» **Problem requirements**:
Repeat what the lines below say, word for word, and skip every image.

» **Provided data**:
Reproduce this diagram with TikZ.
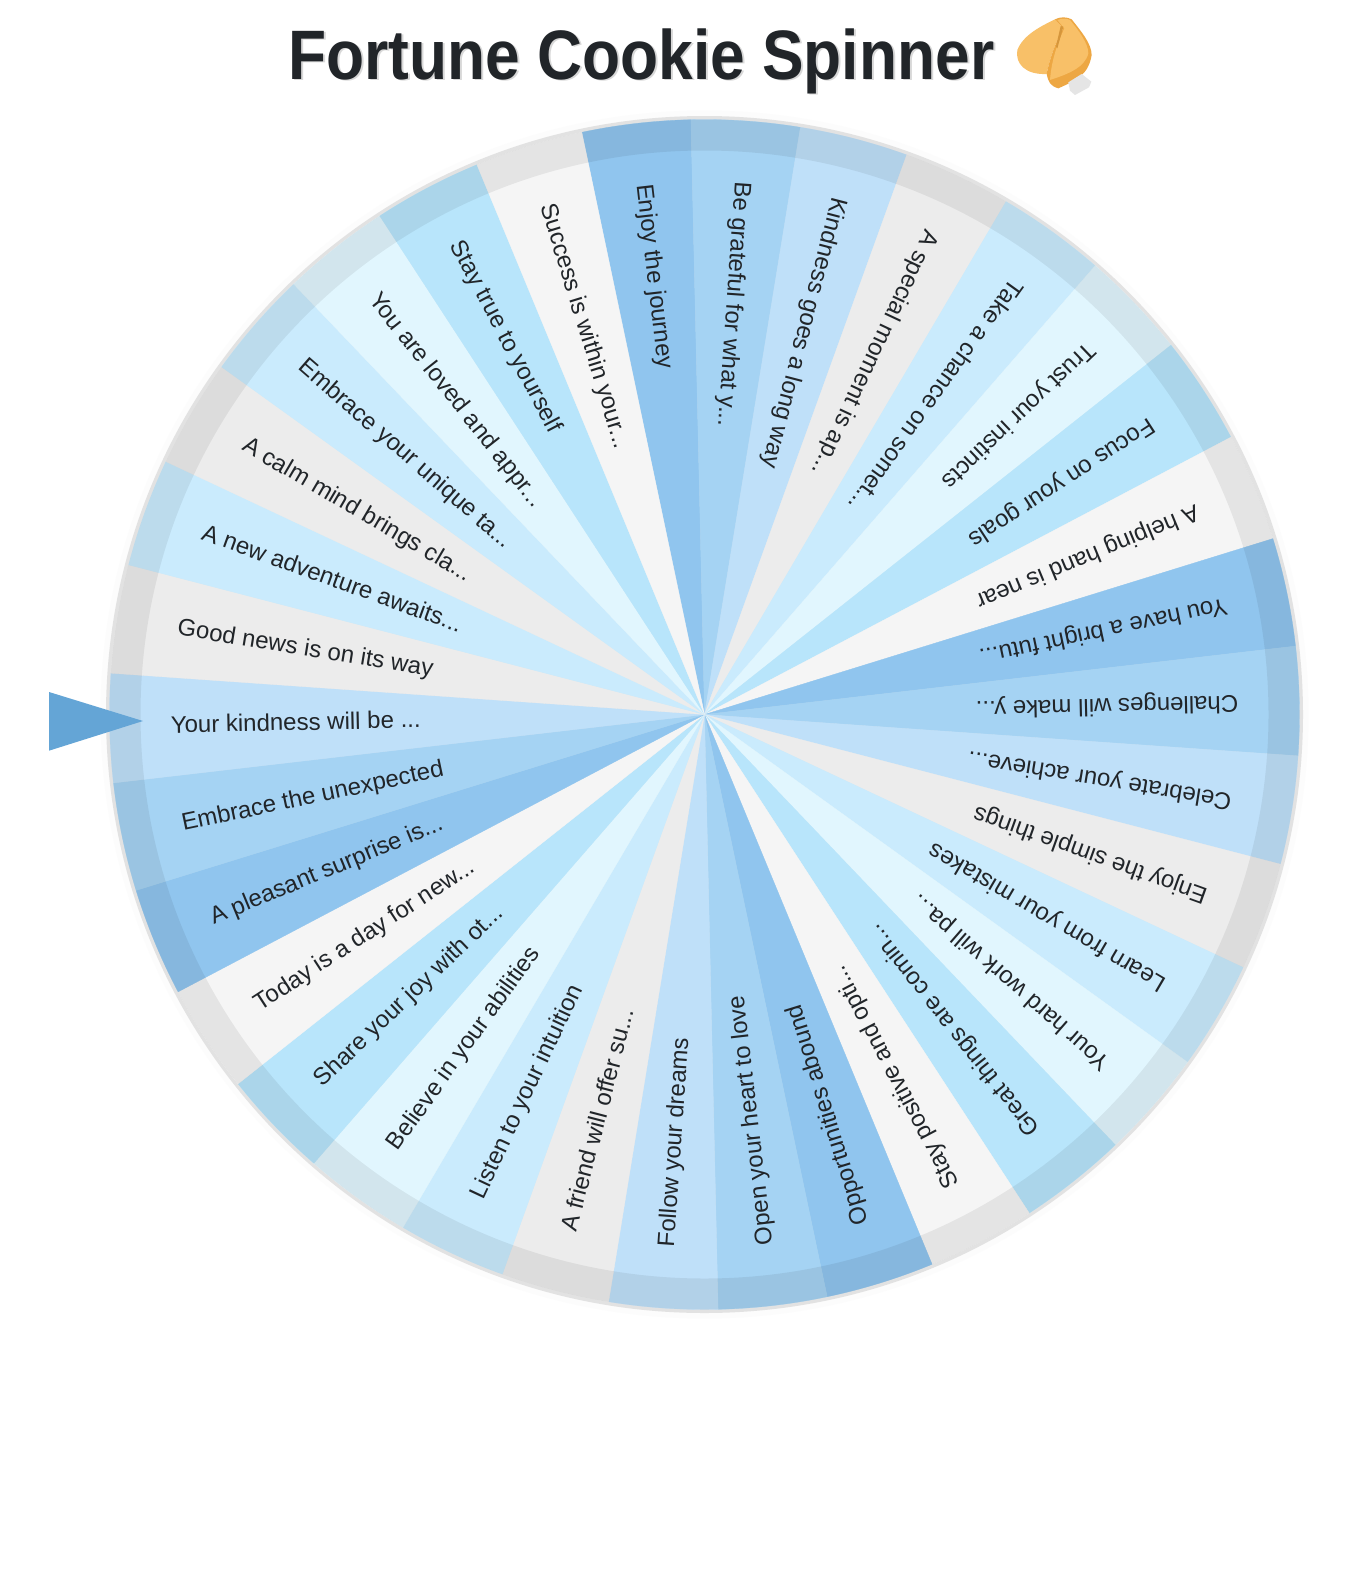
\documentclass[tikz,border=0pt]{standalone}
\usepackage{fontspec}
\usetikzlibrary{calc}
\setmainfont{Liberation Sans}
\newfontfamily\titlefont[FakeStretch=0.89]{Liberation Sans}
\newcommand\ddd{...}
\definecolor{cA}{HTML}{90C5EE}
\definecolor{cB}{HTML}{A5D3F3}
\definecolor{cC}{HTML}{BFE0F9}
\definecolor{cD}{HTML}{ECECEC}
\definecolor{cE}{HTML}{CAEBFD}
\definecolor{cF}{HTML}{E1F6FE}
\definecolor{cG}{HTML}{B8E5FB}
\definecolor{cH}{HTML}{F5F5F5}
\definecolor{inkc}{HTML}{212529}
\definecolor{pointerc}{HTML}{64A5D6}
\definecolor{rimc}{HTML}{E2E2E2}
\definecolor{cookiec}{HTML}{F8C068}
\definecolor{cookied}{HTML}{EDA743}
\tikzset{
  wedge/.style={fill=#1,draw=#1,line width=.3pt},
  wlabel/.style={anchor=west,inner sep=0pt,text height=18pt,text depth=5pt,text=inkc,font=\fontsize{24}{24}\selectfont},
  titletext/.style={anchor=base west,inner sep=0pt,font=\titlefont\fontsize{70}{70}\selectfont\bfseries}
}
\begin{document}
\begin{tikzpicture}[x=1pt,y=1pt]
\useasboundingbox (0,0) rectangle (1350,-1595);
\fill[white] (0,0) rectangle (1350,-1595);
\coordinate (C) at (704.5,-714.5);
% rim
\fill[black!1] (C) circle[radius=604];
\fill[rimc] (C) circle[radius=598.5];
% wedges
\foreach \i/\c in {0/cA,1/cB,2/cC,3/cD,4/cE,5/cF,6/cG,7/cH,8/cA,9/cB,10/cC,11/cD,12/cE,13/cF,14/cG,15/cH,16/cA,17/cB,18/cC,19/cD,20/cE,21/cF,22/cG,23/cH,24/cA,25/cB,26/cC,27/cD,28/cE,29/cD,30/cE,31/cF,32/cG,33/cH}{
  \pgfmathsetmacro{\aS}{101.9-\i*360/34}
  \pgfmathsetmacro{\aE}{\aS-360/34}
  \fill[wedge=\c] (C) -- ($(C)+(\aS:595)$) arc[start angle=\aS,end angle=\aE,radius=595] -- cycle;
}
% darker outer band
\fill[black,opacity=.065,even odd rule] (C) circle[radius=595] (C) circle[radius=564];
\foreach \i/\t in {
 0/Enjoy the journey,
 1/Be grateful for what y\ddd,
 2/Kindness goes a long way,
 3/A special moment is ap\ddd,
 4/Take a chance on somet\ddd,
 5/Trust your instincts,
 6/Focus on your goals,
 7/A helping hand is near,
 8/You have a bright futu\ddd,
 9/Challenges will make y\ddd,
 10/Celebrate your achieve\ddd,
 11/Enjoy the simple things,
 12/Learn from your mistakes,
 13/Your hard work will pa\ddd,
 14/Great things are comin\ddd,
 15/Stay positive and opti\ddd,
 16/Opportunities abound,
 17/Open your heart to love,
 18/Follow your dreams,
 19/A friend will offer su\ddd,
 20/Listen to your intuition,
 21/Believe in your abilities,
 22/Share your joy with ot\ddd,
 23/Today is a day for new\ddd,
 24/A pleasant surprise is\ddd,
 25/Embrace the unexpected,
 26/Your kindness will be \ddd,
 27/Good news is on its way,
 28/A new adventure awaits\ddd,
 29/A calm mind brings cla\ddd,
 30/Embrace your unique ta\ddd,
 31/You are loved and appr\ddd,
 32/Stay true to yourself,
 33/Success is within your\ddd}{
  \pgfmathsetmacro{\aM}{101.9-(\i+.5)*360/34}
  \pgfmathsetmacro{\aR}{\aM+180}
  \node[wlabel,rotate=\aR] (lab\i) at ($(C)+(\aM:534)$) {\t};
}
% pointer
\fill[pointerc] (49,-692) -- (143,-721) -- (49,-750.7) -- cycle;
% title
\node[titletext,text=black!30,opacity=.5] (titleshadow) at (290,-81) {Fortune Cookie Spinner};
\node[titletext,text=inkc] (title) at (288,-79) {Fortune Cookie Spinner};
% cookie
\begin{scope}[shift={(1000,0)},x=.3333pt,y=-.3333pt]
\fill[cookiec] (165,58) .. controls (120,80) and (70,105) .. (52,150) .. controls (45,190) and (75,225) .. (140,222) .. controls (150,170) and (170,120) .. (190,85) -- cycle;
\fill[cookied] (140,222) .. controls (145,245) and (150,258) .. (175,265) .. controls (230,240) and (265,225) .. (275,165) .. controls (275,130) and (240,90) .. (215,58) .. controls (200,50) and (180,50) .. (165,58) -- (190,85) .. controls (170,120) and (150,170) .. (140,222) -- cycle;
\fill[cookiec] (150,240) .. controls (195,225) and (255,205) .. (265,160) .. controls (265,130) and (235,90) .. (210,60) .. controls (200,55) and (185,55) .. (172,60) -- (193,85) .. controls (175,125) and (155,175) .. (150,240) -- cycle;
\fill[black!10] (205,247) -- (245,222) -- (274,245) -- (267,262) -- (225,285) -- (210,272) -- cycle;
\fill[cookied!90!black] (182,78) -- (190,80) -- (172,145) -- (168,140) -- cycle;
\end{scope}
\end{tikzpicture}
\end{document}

» **Response**:
Reproduce this diagram with TikZ.
\documentclass[tikz,border=0pt]{standalone}
\usepackage{fontspec}
\usetikzlibrary{calc}
\setmainfont{Liberation Sans}
\newfontfamily\titlefont[FakeStretch=0.89]{Liberation Sans}
\newcommand\ddd{...}
\definecolor{cA}{HTML}{90C5EE}
\definecolor{cB}{HTML}{A5D3F3}
\definecolor{cC}{HTML}{BFE0F9}
\definecolor{cD}{HTML}{ECECEC}
\definecolor{cE}{HTML}{CAEBFD}
\definecolor{cF}{HTML}{E1F6FE}
\definecolor{cG}{HTML}{B8E5FB}
\definecolor{cH}{HTML}{F5F5F5}
\definecolor{inkc}{HTML}{212529}
\definecolor{pointerc}{HTML}{64A5D6}
\definecolor{rimc}{HTML}{E2E2E2}
\definecolor{cookiec}{HTML}{F8C068}
\definecolor{cookied}{HTML}{EDA743}
\tikzset{
  wedge/.style={fill=#1,draw=#1,line width=.3pt},
  wlabel/.style={anchor=west,inner sep=0pt,text height=18pt,text depth=5pt,text=inkc,font=\fontsize{24}{24}\selectfont},
  titletext/.style={anchor=base west,inner sep=0pt,font=\titlefont\fontsize{70}{70}\selectfont\bfseries}
}
\begin{document}
\begin{tikzpicture}[x=1pt,y=1pt]
\useasboundingbox (0,0) rectangle (1350,-1595);
\fill[white] (0,0) rectangle (1350,-1595);
\coordinate (C) at (704.5,-714.5);
% rim
\fill[black!1] (C) circle[radius=604];
\fill[rimc] (C) circle[radius=598.5];
% wedges
\foreach \i/\c in {0/cA,1/cB,2/cC,3/cD,4/cE,5/cF,6/cG,7/cH,8/cA,9/cB,10/cC,11/cD,12/cE,13/cF,14/cG,15/cH,16/cA,17/cB,18/cC,19/cD,20/cE,21/cF,22/cG,23/cH,24/cA,25/cB,26/cC,27/cD,28/cE,29/cD,30/cE,31/cF,32/cG,33/cH}{
  \pgfmathsetmacro{\aS}{101.9-\i*360/34}
  \pgfmathsetmacro{\aE}{\aS-360/34}
  \fill[wedge=\c] (C) -- ($(C)+(\aS:595)$) arc[start angle=\aS,end angle=\aE,radius=595] -- cycle;
}
% darker outer band
\fill[black,opacity=.065,even odd rule] (C) circle[radius=595] (C) circle[radius=564];
\foreach \i/\t in {
 0/Enjoy the journey,
 1/Be grateful for what y\ddd,
 2/Kindness goes a long way,
 3/A special moment is ap\ddd,
 4/Take a chance on somet\ddd,
 5/Trust your instincts,
 6/Focus on your goals,
 7/A helping hand is near,
 8/You have a bright futu\ddd,
 9/Challenges will make y\ddd,
 10/Celebrate your achieve\ddd,
 11/Enjoy the simple things,
 12/Learn from your mistakes,
 13/Your hard work will pa\ddd,
 14/Great things are comin\ddd,
 15/Stay positive and opti\ddd,
 16/Opportunities abound,
 17/Open your heart to love,
 18/Follow your dreams,
 19/A friend will offer su\ddd,
 20/Listen to your intuition,
 21/Believe in your abilities,
 22/Share your joy with ot\ddd,
 23/Today is a day for new\ddd,
 24/A pleasant surprise is\ddd,
 25/Embrace the unexpected,
 26/Your kindness will be \ddd,
 27/Good news is on its way,
 28/A new adventure awaits\ddd,
 29/A calm mind brings cla\ddd,
 30/Embrace your unique ta\ddd,
 31/You are loved and appr\ddd,
 32/Stay true to yourself,
 33/Success is within your\ddd}{
  \pgfmathsetmacro{\aM}{101.9-(\i+.5)*360/34}
  \pgfmathsetmacro{\aR}{\aM+180}
  \node[wlabel,rotate=\aR] (lab\i) at ($(C)+(\aM:534)$) {\t};
}
% pointer
\fill[pointerc] (49,-692) -- (143,-721) -- (49,-750.7) -- cycle;
% title
\node[titletext,text=black!30,opacity=.5] (titleshadow) at (290,-81) {Fortune Cookie Spinner};
\node[titletext,text=inkc] (title) at (288,-79) {Fortune Cookie Spinner};
% cookie
\begin{scope}[shift={(1000,0)},x=.3333pt,y=-.3333pt]
\fill[cookiec] (165,58) .. controls (120,80) and (70,105) .. (52,150) .. controls (45,190) and (75,225) .. (140,222) .. controls (150,170) and (170,120) .. (190,85) -- cycle;
\fill[cookied] (140,222) .. controls (145,245) and (150,258) .. (175,265) .. controls (230,240) and (265,225) .. (275,165) .. controls (275,130) and (240,90) .. (215,58) .. controls (200,50) and (180,50) .. (165,58) -- (190,85) .. controls (170,120) and (150,170) .. (140,222) -- cycle;
\fill[cookiec] (150,240) .. controls (195,225) and (255,205) .. (265,160) .. controls (265,130) and (235,90) .. (210,60) .. controls (200,55) and (185,55) .. (172,60) -- (193,85) .. controls (175,125) and (155,175) .. (150,240) -- cycle;
\fill[black!10] (205,247) -- (245,222) -- (274,245) -- (267,262) -- (225,285) -- (210,272) -- cycle;
\fill[cookied!90!black] (182,78) -- (190,80) -- (172,145) -- (168,140) -- cycle;
\end{scope}
\end{tikzpicture}
\end{document}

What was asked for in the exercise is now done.